Lessons Learned from a Writing Life Part One
Some readers can be fickle and fame fleeting
Your latest novel will be the most popular thing since sliced bread one minute, but the second the next trend hits, most readers will forget you ever existed. Fame is fleeting. Do what you do because you love it. That passion and love will attract loyal readers and super fans who will stick with you your entire creative career.
People would rather believe a colorful lie than a bland truth about an author.
People love a juicy piece of gossip. Gossip has painted me as a B list celebrity with a publicist and an active social life where I attend numerous parties with glamorous young people and date dangerous bad boys with questionable ethics and morals. In real life, I’m a 50-year-old, married ( with the same man for 24 years now) introvert and rarely leave my house. My idea of a party is cocktails on my back porch with my husband and a few close friends nearer my own age where we talk about life and gardening. That imaginary glamourous, party life sounds mentally and emotionally exhausting. But it’s definitely far more glamorous and interesting than my actual life. Most writers are normal people with very plain lives, and that’s bound to disappoint some people.
Some haters will go to any lengths to destroy you, including lies meant to “cancel” you.
Someone, probably one of my many anti-fans, decided to make up a story painting me as a Nazi-sympathizer because there is a particular group out there that, many years ago, incorporated things from Modern Demonolatry, without my permission, into their own website. When I spoke out about it and explained to people I was NOT a Nazi and did not condone or support white supremacy in any way, shape or form, someone actually started to argue with me! “I was told by a reliable source that you’re dating a Nazi and you have ties to XYZ Nazi Group.” No, I am not. I’m not dating anyone. I’m married. As a matter of fact, my husband of 24 years has some Jewish ancestry and he’s very much a liberal. “Yeah, but I was told by a reliable source. Someone I trust.” But I’m the actual person you’re talking shit about, telling you the facts about my real life. Who are you going to believe? How reliable do you think that source is if they got *that* information SO wrong? But I guess it’s true what they say — if you don’t volunteer the information, and have tons of online evidence to back up your side of things, and talk about your spouse, readers will make it up as they go. My husband is not on social media and has asked me not to include him in my social media. And I assure you – he’s NOT a Nazi.
Some people don’t understand how things work and instead of asking questions, they often make really bizarre and erroneous assumptions.
One guy actually thought that because I write occult books, that I edit all the other occult authors’ books, too. I’m not even sure how he came to that conclusion. Another person thought that all writers have to be approved by someone, and asked me who they could contact about that. Like a writer approval council? 😂
How quickly or slowly you write a book has little bearing on quality or salability.

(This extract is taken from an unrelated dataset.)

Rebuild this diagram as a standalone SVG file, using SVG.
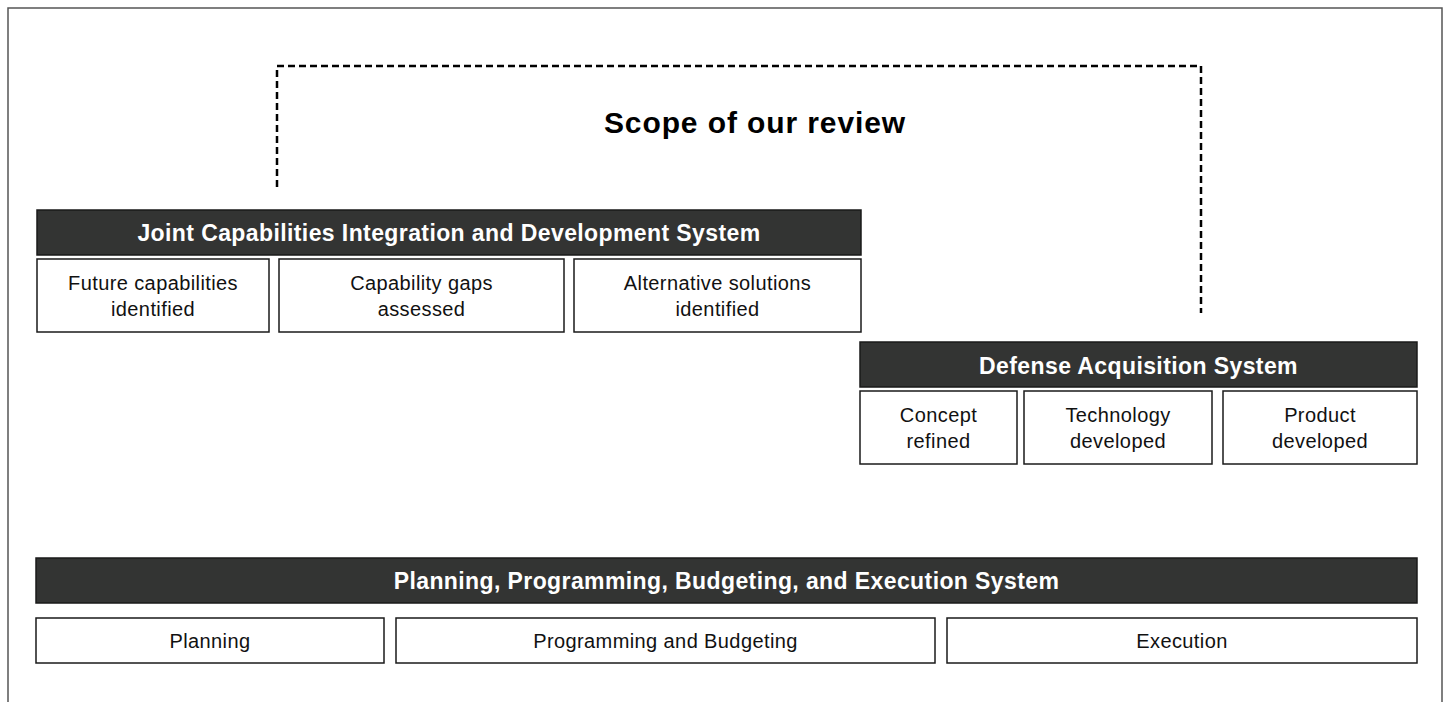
<svg xmlns="http://www.w3.org/2000/svg" width="1447" height="702" viewBox="0 0 1447 702">
<style>
.bar{fill:#333433;stroke:#1a1a1a;stroke-width:1.5}
.box{fill:#fff;stroke:#1a1a1a;stroke-width:1.5}
.bt{font-family:"Liberation Sans",Arial,sans-serif;font-weight:bold;font-size:23px;letter-spacing:0.4px;fill:#fff;text-anchor:middle}
.t{font-family:"Liberation Sans",Arial,sans-serif;font-size:20px;letter-spacing:0.4px;fill:#111;text-anchor:middle}
.title{font-family:"Liberation Sans",Arial,sans-serif;font-weight:bold;font-size:30px;letter-spacing:0.9px;fill:#000;text-anchor:middle}
</style>
<rect width="1447" height="702" fill="#fff"/>
<path d="M8,702 V8 H1442 V702" fill="none" stroke="#555" stroke-width="1.5"/>
<g id="connectors">
<path d="M277,187 V66 H1201 V313" fill="none" stroke="#000" stroke-width="2.5" stroke-dasharray="7,4"/>
</g>
<text class="title" x="755" y="133">Scope of our review</text>
<g id="jcids">
<rect class="bar" x="37" y="210" width="824" height="45"/>
<text class="bt" x="449" y="241">Joint Capabilities Integration and Development System</text>
</g>
<g id="jcids-1">
<rect class="box" x="37" y="259" width="232" height="73"/>
<text class="t" x="153" y="290">Future capabilities</text>
<text class="t" x="153" y="316">identified</text>
</g>
<g id="jcids-2">
<rect class="box" x="279" y="259" width="285" height="73"/>
<text class="t" x="421.5" y="290">Capability gaps</text>
<text class="t" x="421.5" y="316">assessed</text>
</g>
<g id="jcids-3">
<rect class="box" x="574" y="259" width="287" height="73"/>
<text class="t" x="717.5" y="290">Alternative solutions</text>
<text class="t" x="717.5" y="316">identified</text>
</g>
<g id="das">
<rect class="bar" x="860" y="342" width="557" height="45"/>
<text class="bt" x="1138.5" y="374">Defense Acquisition System</text>
</g>
<g id="das-1">
<rect class="box" x="860" y="391" width="157" height="73"/>
<text class="t" x="938.5" y="422">Concept</text>
<text class="t" x="938.5" y="448">refined</text>
</g>
<g id="das-2">
<rect class="box" x="1024" y="391" width="188" height="73"/>
<text class="t" x="1118" y="422">Technology</text>
<text class="t" x="1118" y="448">developed</text>
</g>
<g id="das-3">
<rect class="box" x="1223" y="391" width="194" height="73"/>
<text class="t" x="1320" y="422">Product</text>
<text class="t" x="1320" y="448">developed</text>
</g>
<g id="ppbes">
<rect class="bar" x="36" y="558" width="1381" height="45"/>
<text class="bt" x="726.5" y="589">Planning, Programming, Budgeting, and Execution System</text>
</g>
<g id="ppbes-1">
<rect class="box" x="36" y="618" width="348" height="45"/>
<text class="t" x="210" y="648">Planning</text>
</g>
<g id="ppbes-2">
<rect class="box" x="396" y="618" width="539" height="45"/>
<text class="t" x="665.5" y="648">Programming and Budgeting</text>
</g>
<g id="ppbes-3">
<rect class="box" x="947" y="618" width="470" height="45"/>
<text class="t" x="1182" y="648">Execution</text>
</g>
</svg>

I have had publishers contract books that took me years to write and books that took me a few months to write. I have had books I took years to write that didn’t go anywhere or sell well at all. Whereas books I wrote more quickly were bestsellers and were a huge hit with readers. I hate to break it to anyone who still believes the myth that slower is better. I understand how you feel. I, too, used to believe that myth.
The process happens in its own time.
Everyone’s creative process is different. Some people create more quickly. Others create more slowly. Some people are wordy. Others are more concise. Some folks puke it out and clean it up later. Some people edit and clean up their work as they go. Sometimes the process changes depending on the type of book. Each book is unique. Each writer is unique.
It’s all about the readers who love what you write.
There is nothing more satisfying as an author than when a reader tells you how much they loved a book, or how one of your books changed their life or inspired them. Those are the people you wrote the book for.
You’re not writing books for your haters.
They are not your intended audience and will never support you, so stop trying to win them over. You’re not the asshole whisperer. Write for your love of the story, and the readers who love what you write, and you can’t go wrong.
Don’t offer advice to aspiring authors unless it’s asked for.
The fact is that some writers really don’t want your advice. They want your validation, and if your advice doesn’t validate what they want to be true, they’ll ignore it and it will be a waste of everyone’s time and breath. For example – cover art. Just don’t.